The assistant resented explaining anything and refused any new tasks, explains the dean. At meetings, she'd sigh loudly and roll her eyes.

Reprimanded once for not following instructions, the assistant pointed a finger at the dean and complained about her tone.

``I thought it was my fault,'' says the dean. ``I was tied up in knots - why can't I get her to work?''

The dean's boss wouldn't let her transfer the assistant.

Then the sabotage began. The dean says the assistant gave her wrong information and complained to higher-ups when she followed it. ``She deliberately put me in an indefensible position and turned me in.''

The dean was eventually fired for not being able to manage her staff. She still feels stunned by what happened. ``I never realized she'd go behind my back.''

The target is often non-confrontational and focused on work, not office politics, says Namie.

Frequently the victim develops headaches, sleeplessness, anxiety.

``Every morning I'd dress for work, get in the car, then run back to the house and throw up,'' says the former dean.

Many lose self-confidence and become depressed, Pye says. ``Their professional identity is under assault.''

Some develop post-traumatic stress disorder, including flashbacks and avoidance of anything related to the workplace.

There are collateral costs: Friends and family often tire of hearing the victim complain.

``Friends may say: `Get a thick skin,' '' explains Joel Neuman, director of the Centre For Applied Management at the State University of New York, New Paltz.

``If you're physically attacked, you get sympathy,'' says Neuman, a researcher on workplace aggression.

``But if you're doing an internal bleed, no one sees the injury. There's a real dark side to this.''

In the early stages, the target tends to shoulder the blame.

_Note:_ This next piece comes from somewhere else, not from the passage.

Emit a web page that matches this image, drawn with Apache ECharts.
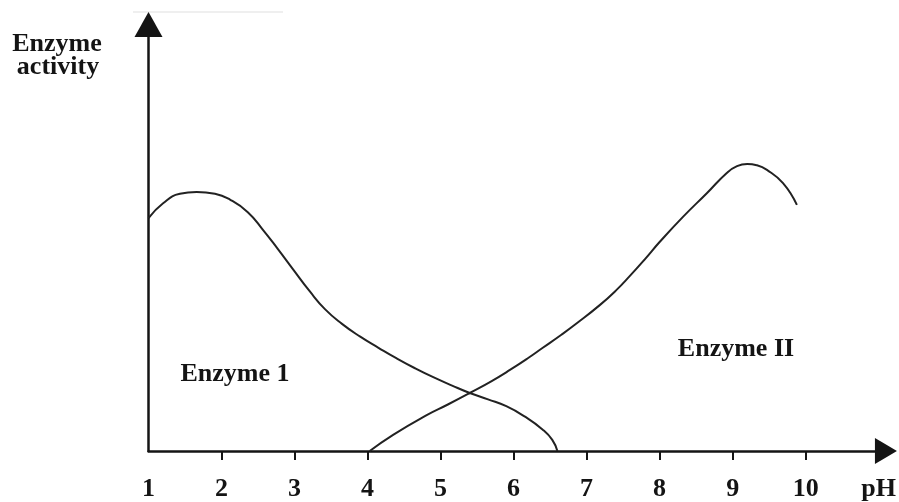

``An important turning point,'' says Keashly, ``is when the person realizes it doesn't matter what he or she did. The problem is the bully.''

How a target fights back depends on workplace policies. Confronting the aggressor may solve the problem - or make it worse. The target might turn to a union representative, a human resources official or higher management.

``Sometimes victims react very angrily and may seem unappealing,'' warns Pye.

``People react by blaming the victim, thinking: `You deserved it.' I've seen union representatives completely miss the boat.''

In Ontario, no specific legislation protects against workplace bullying. Some cases might fit under the Ontario Human Rights Code (if discrimination under its 13 prohibited grounds is involved) or possibly under health and safety legislation.

``You clearly have the right not to be beat up,'' says Barling. ``Whether you have the right not to be psychologically beat up is less clear.''

But Jeffrey Goodman, a partner in the labour and employment department of Heenan Blaikie, points to a recent case, Shah versus Xerox Canada.

The trial judge found that Xerox employee Viren Shah had received unjustified criticisms, warnings and probation letters from a new manager. Shah quit.

The judge found that Xerox had made Shah's position intolerable and awarded him damages equivalent to 12 months' notice. The decision was upheld on appeal.

``This case makes much clearer an employee's rights to be treated fairly,'' explains Goodman.

However, prevention in the workplace is the real key to employee rights. Companies need to expand policies to outlaw bullying, Namie says. They need to take complaints seriously, investigate (perhaps using an outside investigator) and take action - even fire the bully. ``This is not the time to circle the wagons,'' Namie insists.